God’s patience is meant to work patience in us. He wants us like Himself. We say, “I’ve waited long enough. I’ve come to the end of my rope.” God’s rope is a lot longer, and He never comes to the end of it. Our instant oatmeal and fast internet age is not known for its ability to wait.

Does anyone reading this go from a 2 to 7 more often than you want? If we are called to represent God to a godless culture, they need to be slow to anger. When God saw His Son, He said, “This is my beloved Son in whom I am well pleased.” He was like His Father. He wants us to be the same, so He gives us His Holy Spirit: “The fruit of the Spirit is…patience.” We don’t become patient by grit but by the Holy Spirit.

Abraham was called to a new place and a new destiny when he was seventy-five. His name Abram means “exalted father.” Only problem–no children, and Sarah was no spring chicken. God repeated His promise, finally changing Abram’s name to Abraham, “father of multitudes,” making it embarrassing every time this fatherless father got called to dinner. But “he hoped against hope,” and God came through. “And thus Abraham, having patiently endured, obtained the promise” (Heb. 6:15)–after a quarter of a century. Way to wait, Abe!

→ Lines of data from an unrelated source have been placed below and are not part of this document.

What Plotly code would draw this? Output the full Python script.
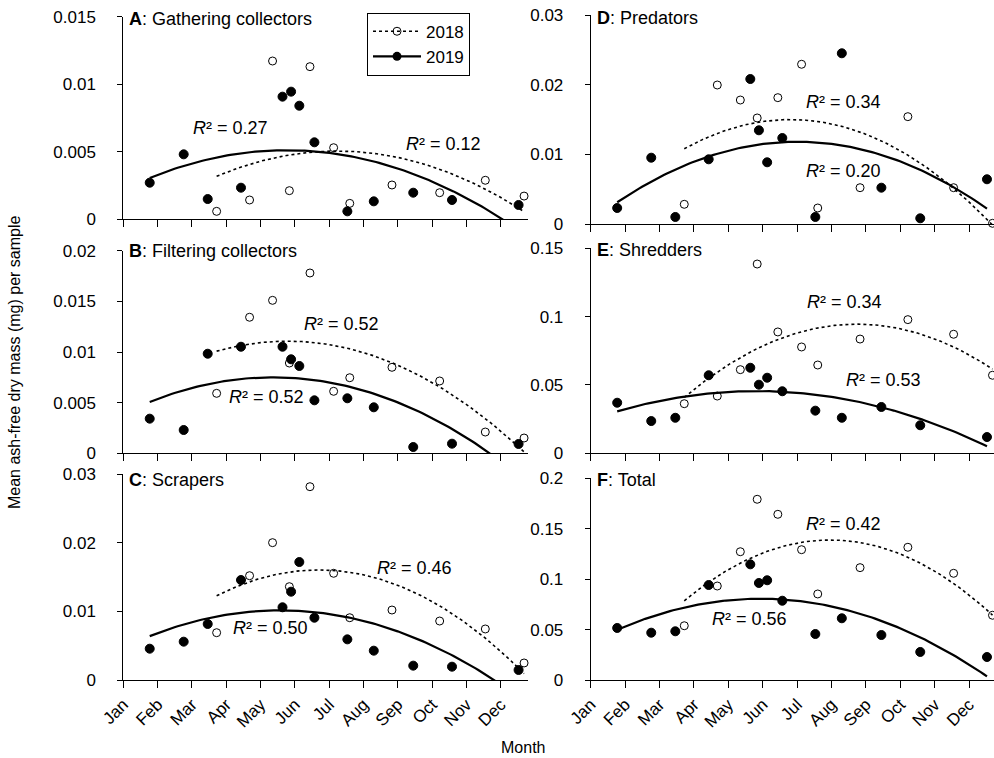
import numpy as np
import plotly.graph_objects as go

# ---------------- data ----------------
month_labels = ["Jan", "Feb", "Mar", "Apr", "May", "Jun", "Jul", "Aug", "Sep", "Oct", "Nov", "Dec"]
month_ticks = list(range(12))

# sampling dates (months since 1 Jan)
dates_2018 = [2.72, 3.68, 4.35, 4.84, 5.44, 6.13, 6.60, 7.83, 9.22, 10.55, 11.68]
dates_2019 = [0.77, 1.76, 2.46, 3.43, 4.64, 4.89, 5.13, 5.57, 6.53, 7.30, 8.45, 9.58, 11.52]

panel_letters = ["A", "B", "C", "D", "E", "F"]
panel_names = ["Gathering collectors", "Filtering collectors", "Scrapers", "Predators", "Shredders", "Total"]

gath_2018 = [0.00059, 0.00143, 0.01172, 0.00212, 0.0113, 0.0053, 0.00118, 0.00254, 0.00197, 0.00289, 0.00172]
gath_2019 = [0.00271, 0.00481, 0.0015, 0.00234, 0.00908, 0.00945, 0.00841, 0.0057, 0.00059, 0.00133, 0.00197, 0.00143, 0.00106]
filt_2018 = [0.00592, 0.01343, 0.0151, 0.00891, 0.0178, 0.00612, 0.00746, 0.00849, 0.00714, 0.0021, 0.00151]
filt_2019 = [0.00342, 0.0023, 0.00983, 0.01052, 0.01052, 0.00928, 0.00862, 0.00523, 0.00543, 0.00454, 0.00062, 0.00095, 0.00092]
scrap_2018 = [0.00689, 0.01519, 0.02, 0.01359, 0.02815, 0.01554, 0.00907, 0.01019, 0.00859, 0.00743, 0.00248]
scrap_2019 = [0.00456, 0.00558, 0.00816, 0.01456, 0.01059, 0.01286, 0.01718, 0.00907, 0.00592, 0.00427, 0.00209, 0.00194, 0.00146]
pred_2018 = [0.00283, 0.01998, 0.01782, 0.01524, 0.01816, 0.02296, 0.0023, 0.00522, 0.01543, 0.00522, 0.0001]
pred_2019 = [0.0023, 0.00953, 0.00101, 0.0093, 0.02084, 0.01347, 0.00887, 0.01236, 0.00101, 0.02454, 0.00522, 0.00082, 0.00643]
shred_2018 = [0.0363, 0.0419, 0.0612, 0.1385, 0.0888, 0.0778, 0.0646, 0.0836, 0.0978, 0.0871, 0.0571]
shred_2019 = [0.037, 0.0236, 0.026, 0.0571, 0.0626, 0.0502, 0.0553, 0.0454, 0.0312, 0.026, 0.0339, 0.0205, 0.0119]
total_2018 = [0.0538, 0.0932, 0.1272, 0.1792, 0.1643, 0.1292, 0.0853, 0.1114, 0.1316, 0.1058, 0.0642]
total_2019 = [0.0516, 0.0469, 0.0483, 0.0942, 0.1147, 0.0962, 0.0989, 0.0786, 0.0456, 0.0612, 0.0446, 0.0278, 0.0228]

r2_2018 = ["0.12", "0.52", "0.46", "0.34", "0.34", "0.42"]
r2_2019 = ["0.27", "0.52", "0.50", "0.20", "0.53", "0.56"]

yticks_A = ["0", "0.005", "0.01", "0.015"]
yticks_B = ["0", "0.005", "0.01", "0.015", "0.02"]
yticks_C = ["0", "0.01", "0.02", "0.03"]
yticks_D = ["0", "0.01", "0.02", "0.03"]
yticks_E = ["0", "0.05", "0.1", "0.15"]
yticks_F = ["0", "0.05", "0.1", "0.15", "0.2"]

series_2018 = [gath_2018, filt_2018, scrap_2018, pred_2018, shred_2018, total_2018]
series_2019 = [gath_2019, filt_2019, scrap_2019, pred_2019, shred_2019, total_2019]
ytick_sets = [yticks_A, yticks_B, yticks_C, yticks_D, yticks_E, yticks_F]

# ---------------- layout geometry ----------------
W, H = 994, 758
FONT = "Liberation Sans, Arial, sans-serif"

def px_x(p):
    return p / W

def px_y(p):
    return 1 - p / H

# (x domain px, y top px, y bottom px, x range end)
geom = [
    ((123.3, 527.5), 16.7, 219.3, 11.78),
    ((123.3, 527.5), 250.7, 453.3, 11.78),
    ((123.3, 527.5), 474.0, 680.0, 11.78),
    ((590.7, 994.0), 15.3, 224.0, 11.724),
    ((590.7, 994.0), 248.3, 453.3, 11.724),
    ((590.7, 994.0), 478.3, 680.0, 11.724),
]
# R² label positions (data coords): (2018 x, y), (2019 x, y)
r2_pos = [
    ((9.33, 0.00557), (3.11, 0.00674)),
    ((6.37, 0.01273), (4.18, 0.00556)),
    ((8.50, 0.01635), (4.28, 0.00762)),
    ((7.36, 0.01750), (7.34, 0.00766)),
    ((7.39, 0.11050), (8.51, 0.05360)),
    ((7.34, 0.15440), (4.63, 0.06050)),
]
title_pos = [(126.7, 19), (126.7, 251), (126.7, 480), (595, 18.3), (595, 250), (595, 480)]

fig = go.Figure()
annotations = []

for i in range(6):
    ax = "" if i == 0 else str(i + 1)
    xref, yref = "x" + ax, "y" + ax
    (xd0, xd1), ytop, ybot, xend = geom[i]
    ticks = ytick_sets[i]
    ymax = float(ticks[-1])
    bottom = i in (2, 5)

    fig.update_layout(**{
        "xaxis" + ax: dict(
            domain=[px_x(xd0), min(px_x(xd1), 1.0)], range=[0, xend], anchor=yref,
            tickmode="array", tickvals=month_ticks, ticktext=month_labels,
            showticklabels=bottom, tickangle=-45, ticks="outside", ticklen=7,
            tickwidth=1, tickcolor="black", showline=True, linecolor="black",
            linewidth=1, showgrid=False, zeroline=False, automargin=False,
            tickfont=dict(family=FONT, size=17, color="black"),
        ),
        "yaxis" + ax: dict(
            domain=[px_y(ybot), px_y(ytop)], range=[0, ymax], anchor=xref,
            tickmode="array", tickvals=[float(t) for t in ticks], ticktext=ticks,
            ticks="outside", ticklen=5, tickwidth=1, tickcolor="black",
            showline=True, linecolor="black", linewidth=1, showgrid=False,
            zeroline=False, ticklabelstandoff=18, automargin=False,
            tickfont=dict(family=FONT, size=17, color="black"),
        ),
    })

    for dates, vals, dash, filled in (
        (dates_2018, series_2018[i], "dot", False),
        (dates_2019, series_2019[i], "solid", True),
    ):
        coef = np.polyfit(dates, vals, 2)
        xs = np.linspace(min(dates), max(dates), 120)
        fig.add_trace(go.Scatter(
            x=xs, y=np.polyval(coef, xs), mode="lines", xaxis=xref, yaxis=yref,
            line=dict(color="black", width=1.6 if dash == "dot" else 2.2, dash=dash),
            showlegend=False, hoverinfo="skip",
        ))
        fig.add_trace(go.Scatter(
            x=dates, y=vals, mode="markers", xaxis=xref, yaxis=yref, cliponaxis=False,
            marker=dict(symbol="circle" if filled else "circle-open", size=9 if filled else 8,
                        color="black", line=dict(color="black", width=1)),
            showlegend=False,
        ))

    (x18, y18), (x19, y19) = r2_pos[i]
    for (xx, yy), r in (((x18, y18), r2_2018[i]), ((x19, y19), r2_2019[i])):
        annotations.append(dict(
            x=xx, y=yy, xref=xref, yref=yref, text="<i>R</i>² = " + r,
            showarrow=False, font=dict(family=FONT, size=18, color="black"),
            xanchor="center", yanchor="middle",
        ))
    tx, ty = title_pos[i]
    annotations.append(dict(
        x=px_x(tx), y=px_y(ty), xref="paper", yref="paper",
        text="<b>" + panel_letters[i] + "</b>: " + panel_names[i],
        showarrow=False, xanchor="left", yanchor="middle",
        font=dict(family=FONT, size=18, color="black"),
    ))

# legend entries
fig.add_trace(go.Scatter(
    x=[None], y=[None], mode="lines+markers", name="2018",
    line=dict(color="black", width=1.6, dash="dot"),
    marker=dict(symbol="circle-open", size=8, color="black", line=dict(width=1)),
))
fig.add_trace(go.Scatter(
    x=[None], y=[None], mode="lines+markers", name="2019",
    line=dict(color="black", width=2.2),
    marker=dict(symbol="circle", size=9, color="black"),
))

annotations.append(dict(
    x=px_x(15), y=px_y(362), xref="paper", yref="paper", textangle=-90,
    text="Mean ash-free dry mass (mg) per sample", showarrow=False,
    font=dict(family=FONT, size=16, color="black"), xanchor="center", yanchor="middle",
))
annotations.append(dict(
    x=px_x(522.7), y=px_y(747), xref="paper", yref="paper", text="Month",
    showarrow=False, font=dict(family=FONT, size=16, color="black"),
    xanchor="center", yanchor="middle",
))

fig.update_layout(
    width=W, height=H, margin=dict(l=0, r=0, t=0, b=0, autoexpand=False),
    paper_bgcolor="white", plot_bgcolor="white",
    font=dict(family=FONT, color="black"),
    annotations=annotations,
    showlegend=True,
    legend=dict(
        x=px_x(367), y=px_y(12.7), xanchor="left", yanchor="top",
        bordercolor="black", borderwidth=1, bgcolor="white",
        font=dict(family=FONT, size=17, color="black"),
        itemwidth=48, tracegroupgap=0,
    ),
)

fig.write_html(
    "out.html",
    config={"displayModeBar": False},
    post_script="document.body.style.margin='0';document.body.style.overflow='hidden';",
)
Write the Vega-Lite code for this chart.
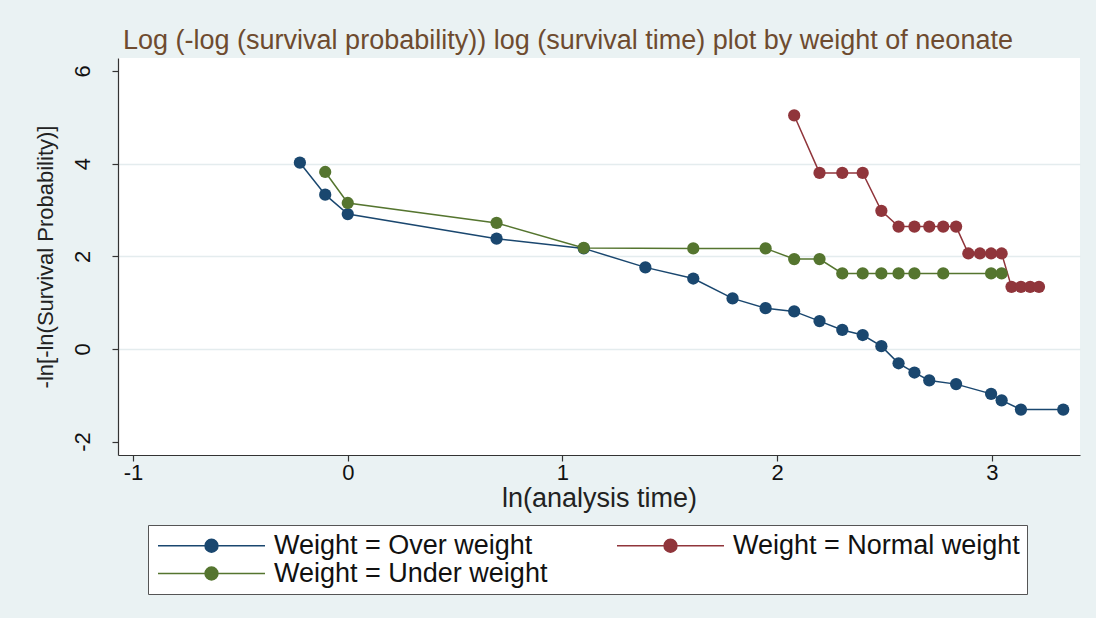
{
  "$schema": "https://vega.github.io/schema/vega-lite/v6.json",
  "autosize": {"type": "none"},
  "width": 962,
  "height": 397,
  "padding": {"left": 118, "top": 58, "right": 16, "bottom": 163},
  "background": "#eaf2f3",
  "title": {
    "text": "Log (-log (survival probability)) log (survival time) plot by weight of neonate",
    "anchor": "middle",
    "dx": -31,
    "offset": 3,
    "font": "Liberation Sans",
    "fontSize": 27,
    "fontWeight": "normal",
    "color": "#6e4b2f"
  },
  "data": {
    "values": [
      {"t": -0.223, "s": 4.02, "g": "Weight = Over weight"},
      {"t": -0.105, "s": 3.33, "g": "Weight = Over weight"},
      {"t": 0.0, "s": 2.91, "g": "Weight = Over weight"},
      {"t": 0.693, "s": 2.38, "g": "Weight = Over weight"},
      {"t": 1.099, "s": 2.17, "g": "Weight = Over weight"},
      {"t": 1.386, "s": 1.76, "g": "Weight = Over weight"},
      {"t": 1.609, "s": 1.52, "g": "Weight = Over weight"},
      {"t": 1.792, "s": 1.09, "g": "Weight = Over weight"},
      {"t": 1.946, "s": 0.88, "g": "Weight = Over weight"},
      {"t": 2.079, "s": 0.81, "g": "Weight = Over weight"},
      {"t": 2.197, "s": 0.60, "g": "Weight = Over weight"},
      {"t": 2.303, "s": 0.41, "g": "Weight = Over weight"},
      {"t": 2.398, "s": 0.30, "g": "Weight = Over weight"},
      {"t": 2.485, "s": 0.06, "g": "Weight = Over weight"},
      {"t": 2.565, "s": -0.31, "g": "Weight = Over weight"},
      {"t": 2.639, "s": -0.51, "g": "Weight = Over weight"},
      {"t": 2.708, "s": -0.68, "g": "Weight = Over weight"},
      {"t": 2.833, "s": -0.76, "g": "Weight = Over weight"},
      {"t": 2.996, "s": -0.97, "g": "Weight = Over weight"},
      {"t": 3.045, "s": -1.11, "g": "Weight = Over weight"},
      {"t": 3.135, "s": -1.31, "g": "Weight = Over weight"},
      {"t": 3.332, "s": -1.31, "g": "Weight = Over weight"},
      {"t": 2.079, "s": 5.04, "g": "Weight = Normal weight"},
      {"t": 2.197, "s": 3.80, "g": "Weight = Normal weight"},
      {"t": 2.303, "s": 3.80, "g": "Weight = Normal weight"},
      {"t": 2.398, "s": 3.80, "g": "Weight = Normal weight"},
      {"t": 2.485, "s": 2.98, "g": "Weight = Normal weight"},
      {"t": 2.565, "s": 2.64, "g": "Weight = Normal weight"},
      {"t": 2.639, "s": 2.64, "g": "Weight = Normal weight"},
      {"t": 2.708, "s": 2.64, "g": "Weight = Normal weight"},
      {"t": 2.773, "s": 2.64, "g": "Weight = Normal weight"},
      {"t": 2.833, "s": 2.64, "g": "Weight = Normal weight"},
      {"t": 2.890, "s": 2.06, "g": "Weight = Normal weight"},
      {"t": 2.944, "s": 2.06, "g": "Weight = Normal weight"},
      {"t": 2.996, "s": 2.06, "g": "Weight = Normal weight"},
      {"t": 3.045, "s": 2.06, "g": "Weight = Normal weight"},
      {"t": 3.091, "s": 1.34, "g": "Weight = Normal weight"},
      {"t": 3.135, "s": 1.34, "g": "Weight = Normal weight"},
      {"t": 3.178, "s": 1.34, "g": "Weight = Normal weight"},
      {"t": 3.219, "s": 1.34, "g": "Weight = Normal weight"},
      {"t": -0.105, "s": 3.82, "g": "Weight = Under weight"},
      {"t": 0.0, "s": 3.15, "g": "Weight = Under weight"},
      {"t": 0.693, "s": 2.72, "g": "Weight = Under weight"},
      {"t": 1.099, "s": 2.18, "g": "Weight = Under weight"},
      {"t": 1.609, "s": 2.17, "g": "Weight = Under weight"},
      {"t": 1.946, "s": 2.17, "g": "Weight = Under weight"},
      {"t": 2.079, "s": 1.94, "g": "Weight = Under weight"},
      {"t": 2.197, "s": 1.94, "g": "Weight = Under weight"},
      {"t": 2.303, "s": 1.63, "g": "Weight = Under weight"},
      {"t": 2.398, "s": 1.63, "g": "Weight = Under weight"},
      {"t": 2.485, "s": 1.63, "g": "Weight = Under weight"},
      {"t": 2.565, "s": 1.63, "g": "Weight = Under weight"},
      {"t": 2.639, "s": 1.63, "g": "Weight = Under weight"},
      {"t": 2.773, "s": 1.63, "g": "Weight = Under weight"},
      {"t": 2.996, "s": 1.63, "g": "Weight = Under weight"},
      {"t": 3.045, "s": 1.63, "g": "Weight = Under weight"}
    ]
  },
  "encoding": {
    "x": {
      "field": "t",
      "type": "quantitative",
      "scale": {"domain": [-1.07, 3.41], "nice": false, "zero": false},
      "axis": {
        "title": "ln(analysis time)",
        "values": [-1, 0, 1, 2, 3],
        "labelExpr": "'' + datum.value",
        "grid": false,
        "labelPadding": 1,
        "titlePadding": 2,
        "labelFontSize": 22,
        "titleFontSize": 27
      }
    },
    "y": {
      "field": "s",
      "type": "quantitative",
      "scale": {"domain": [-2.29, 6.28], "nice": false, "zero": false},
      "axis": {
        "title": "-ln[-ln(Survival Probability)]",
        "values": [-2, 0, 2, 4, 6],
        "labelExpr": "'' + datum.value",
        "labelAngle": 270,
        "labelAlign": "center",
        "labelBaseline": "bottom",
        "labelPadding": 18,
        "labelFontSize": 22,
        "titleFontSize": 22,
        "titlePadding": 14,
        "grid": true,
        "gridColor": {
          "condition": {"test": "datum.value == 6 || datum.value == -2", "value": "transparent"},
          "value": "#e4ecee"
        },
        "gridWidth": 1.5
      }
    },
    "color": {
      "field": "g",
      "type": "nominal",
      "scale": {
        "domain": ["Weight = Over weight", "Weight = Normal weight", "Weight = Under weight"],
        "range": ["#1a476f", "#90353b", "#55752f"]
      },
      "legend": {
        "title": null,
        "orient": "none",
        "legendX": 30,
        "legendY": 467,
        "columns": 2,
        "direction": "horizontal",
        "symbolType": "M-5.35,0H5.35M-0.65,0A0.65,0.65 0 1 0 0.65,0A0.65,0.65 0 1 0 -0.65,0Z",
        "symbolSize": 400,
        "symbolOffset": 43,
        "symbolStrokeWidth": 1.4,
        "labelFont": "Liberation Sans",
        "labelFontSize": 27,
        "labelColor": "#111111",
        "labelOffset": 49,
        "columnPadding": 66,
        "rowPadding": 0,
        "padding": 7,
        "fillColor": "#ffffff",
        "strokeColor": "#555555",
        "labelLimit": 400,
        "encode": {
          "symbols": {
            "update": {
              "stroke": {"scale": "color", "field": "value"},
              "fill": {"scale": "color", "field": "value"},
              "fillOpacity": {"value": 1},
              "strokeOpacity": {"value": 1}
            }
          }
        }
      }
    }
  },
  "layer": [
    {"mark": {"type": "line", "strokeWidth": 1.5}},
    {"mark": {"type": "point", "filled": true, "size": 150, "opacity": 1}}
  ],
  "config": {
    "view": {"fill": "#ffffff", "stroke": null},
    "font": "Liberation Sans",
    "axis": {
      "domainColor": "#333333",
      "domainWidth": 1.2,
      "tickColor": "#333333",
      "tickSize": 6,
      "tickWidth": 1.2,
      "labelFont": "Liberation Sans",
      "labelColor": "#111111",
      "titleFont": "Liberation Sans",
      "titleFontWeight": "normal",
      "titleColor": "#222222"
    }
  }
}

“Brothers, as an example of patience in the face of suffering, take the prophets who spoke in the name of the Lord. As you know, we consider blessed those who have persevered. You have heard of Job’s perseverance and have seen what the Lord finally brought about. The Lord is full of compassion and mercy” (James 5:10,11). Way to be patient, Job!

Patience needs to be the quality of leaders (2 Cor. 6:6), of preachers (Titus 2:2), of every Christian (Gal. 5:22), because it is the outstanding character of love (I Cor 13:4), and love never fails, so neither does patience. The fact that patience is a fruit of the Spirit does not mean that He will magically zap us with it. The Holy Spirit works Jesus in us as we behold a wonderfully patient God and thus become like Him. We become what we behold.

We receive God’s life and become “partakers of the divine nature” (2 Peter 1:4). We are called to exhibit the qualities of God, including long-suffering. What would happen if we did? Fewer broken relationships, fewer divorces, greater peace in the family and church, deeper love shown. The first descriptive action of love in the great love chapter–it suffers long.​ ​ Patience means we don’t have a short fuse. Doesn’t mean that we don’t have anger–we can simply put it off until needed. Patience is not the absence of anger. It is not simply a passive response. It is active and willful, calling us to suffer if need be for others.We feel the tension between justice and mercy. Long-suffering is hard because in some situations we believe that justice needs to be served rather than mercy. Something appears not to be fair. “He should know better. I am being the mature person.” And God is at work in us through suffering stretched out. Let it happen! (One more–be patient!)